A grande beleza deste filme é que o diretor pretende que nós percebamos que a obra gira mais em torno da busca do pertencer e vencer do que apenas um moral sobre o alcoolismo. Vai um pouco mais além do que a viagem entre o céu e o inferno patrocinada pelo vício do álcool que atua como um monstro silencioso. Aliás, durante o argumento é claro de igual maneira a facilidade de se conseguir arranjar álcool como a facilidade de que como somos enganados quando se ri, dança e vivemos sobre o seu efeito. Outro fator importante é que a obra utiliza personagens que possuem uma boa vida com problemas que muitos de nós temos, ou seja, não são exceções à regra que navegam no meio de alicerces depressivos, são apenas pessoas normais que entram num mundo silencioso repleto de decadência.
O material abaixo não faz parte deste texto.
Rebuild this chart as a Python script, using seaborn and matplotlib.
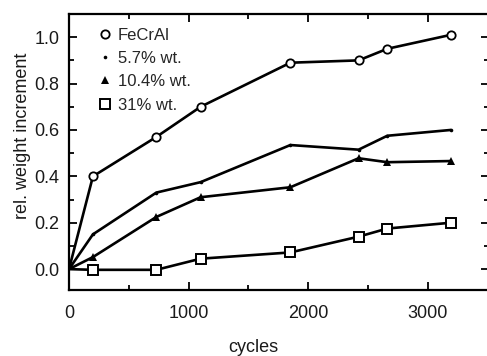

Um filme que poderá marcar lugar nas nomeações dos óscares e que nos traz uma abordagem humana com homens sensíveis, que choram, que conversam entre si sobre os problemas, ou seja, o lado da ansiedade, da busca do agradar e de fazer o certo ocupam um certo lugar no filme. No fundo, um filme sobre um vício comum, com camadas suficientes para nos presentear uma abordagem ampla num registo quase documental e irreverente que se adequa muita bem nesta viagem alcoólica. Deixo aqui uma nota especial para apreciarem o momento final de Mads Mikkelsen repleto de um brilhantismo absoluto.